De acordo com Roberto Tykanori, do Ministério da Saúde, a expansão da rede dos Caps, administrados pelos municípios dentro do Sistema Único de Saúde (SUS), faz parte do esforço governamental que está em discussão para ampliar a assistência mental no país, incluindo casos de bullying. Entre 2002 e 2010, o número de Caps no país saltou de 32 para 1.624, mas apenas 128 são especializados em crianças e adolescentes.
"A expansão deve continuar, mas com pontos de foco. Se disser que temos tudo detalhado vou estar mentindo. Estamos discutindo um plano estruturante, o que implicará inflexões no modo como a criança é acolhida no sistema e como ela é olhada na escola", diz Tykanori.
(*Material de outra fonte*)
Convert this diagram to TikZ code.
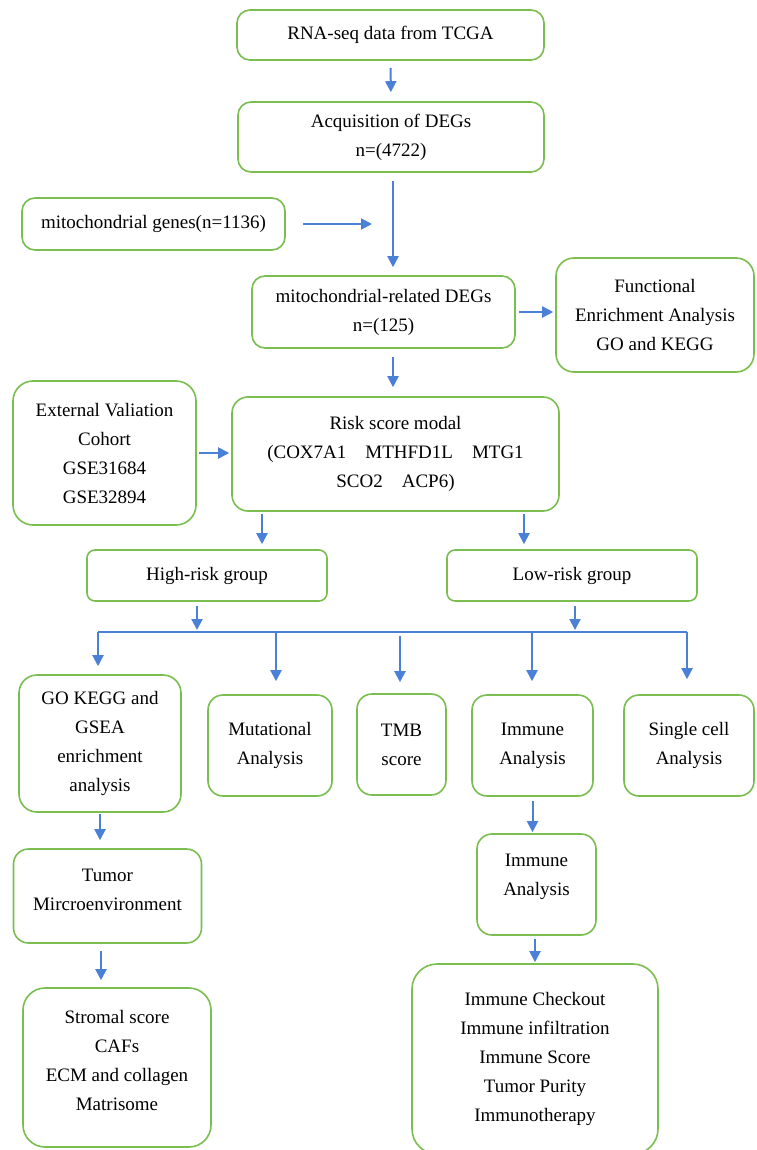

Em Curitiba, onde 34% dos estudantes que participaram da pesquisa do IBGE responderam ter sido vítimas de algum tipo de violência na escola, a Secretaria Municipal de Saúde criou um programa chamado "Adolescente Saudável". A princípio a abordagem da ação era o consumo de álcool e drogas e sexualidade, mas recentemente o tema bullying começou a ser discutido.
"Colocamos o jovem como protagonista no seu ambiente. Recentemente algumas escolas organizaram peças de teatro destacando o bullying como tema, uma ação que é multiplicada para várias outras escolas, como participação da área de saúde,Educação e assistência social da prefeitura", destaca Luciana Elisabete Savaris, da prefeitura de Curitiba. Em Belo Horizonte, o tema violência escolar está na agenda da área educacional desde 1999. Em 2004, a Secretaria de Educação organizou um seminário específico sobre bullying para os servidores municipais.
De lá para cá, Ismayr Sérgio, gerente de coordenação dos projetos especiais da secretaria, diz que as ações para identificar e reduzir o problema se concentram na qualificação profissional, do porteiro ao diretor da escola. "Treinamos 10 mil na Educação. Agora estamos na primeira etapa do treinamento de guardas municipais que fazem a ronda escolar. O grande desafio é multiplicar isso para as famílias e outras áreas, como saúde", conta Sérgio.